By combining the refunding of the 1997 and 1998 bonds with the takeout of the put bonds, the authority is able to achieve economies of scale, the debt manager said.

“It doesn’t really cost us any more to add these bonds,” she said. “We’re getting almost a free ride with this issue.”

After this week’s deal, the NTTA is planning to issue up to $1.1 billion of bonds for its State Highway 161 and Southwest Parkway projects the first week of December. The agency had sought to do the deal as early as July, but the complexity forced a delay, Boone-Gibson said.

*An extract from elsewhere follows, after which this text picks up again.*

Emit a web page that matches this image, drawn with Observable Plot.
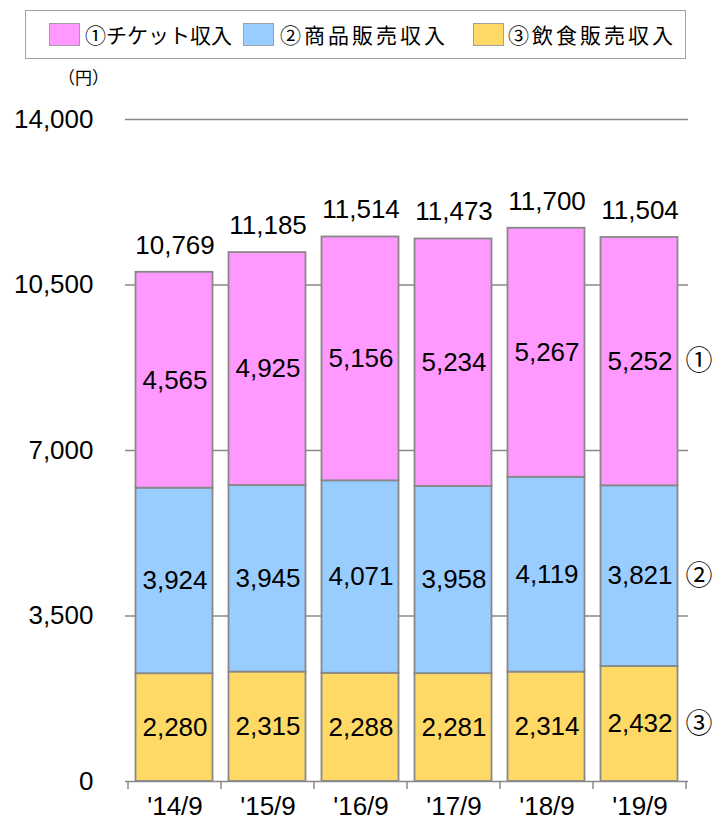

The December bonds will be issued under the heading of “Special Projects System,” whose debt service comes from specific tollways rather than the NTTA’s system revenues. The 11.5-mile SH 161 project that runs north-south on the west side of Dallas County is known as the President George Bush Turnpike Western Extension. Currently under construction, the tollway provides access to the new Dallas Cowboy Stadium and Ballpark in Arlington.

Another off-system project to be funded by the December issue is the Southwest Parkway/Chisholm Trail Parkway south of Forth Worth in Tarrant and Johnson counties. The first part of the road is expected to be completed and operating in 2013. The NTTA will contribute $400 million of equity towards the projects along with TIFIA — Transportation Infrastructure Finance and Innovation Act — loans.

The special projects are supported by a Toll Equity Loan Agreement from the Texas Department of Transportation, which covers potential shortfalls in revenue for debt service or maintenance.

Any future cost overruns that cannot be covered with toll-rate increases or the TELA will be the responsibility of the NTTA system.

“Moody’s believes this to be a remote possibility given the experience of NTTA as operator and the willingness in recent past to raise tolls as necessary,” Barrientos wrote. “Once these projects are operational, Moody’s will closely monitor their performance and what effects their expenses could have on the NTTA system.”

With the economy gradually improving, the authority has seen toll revenues rise steadily this year.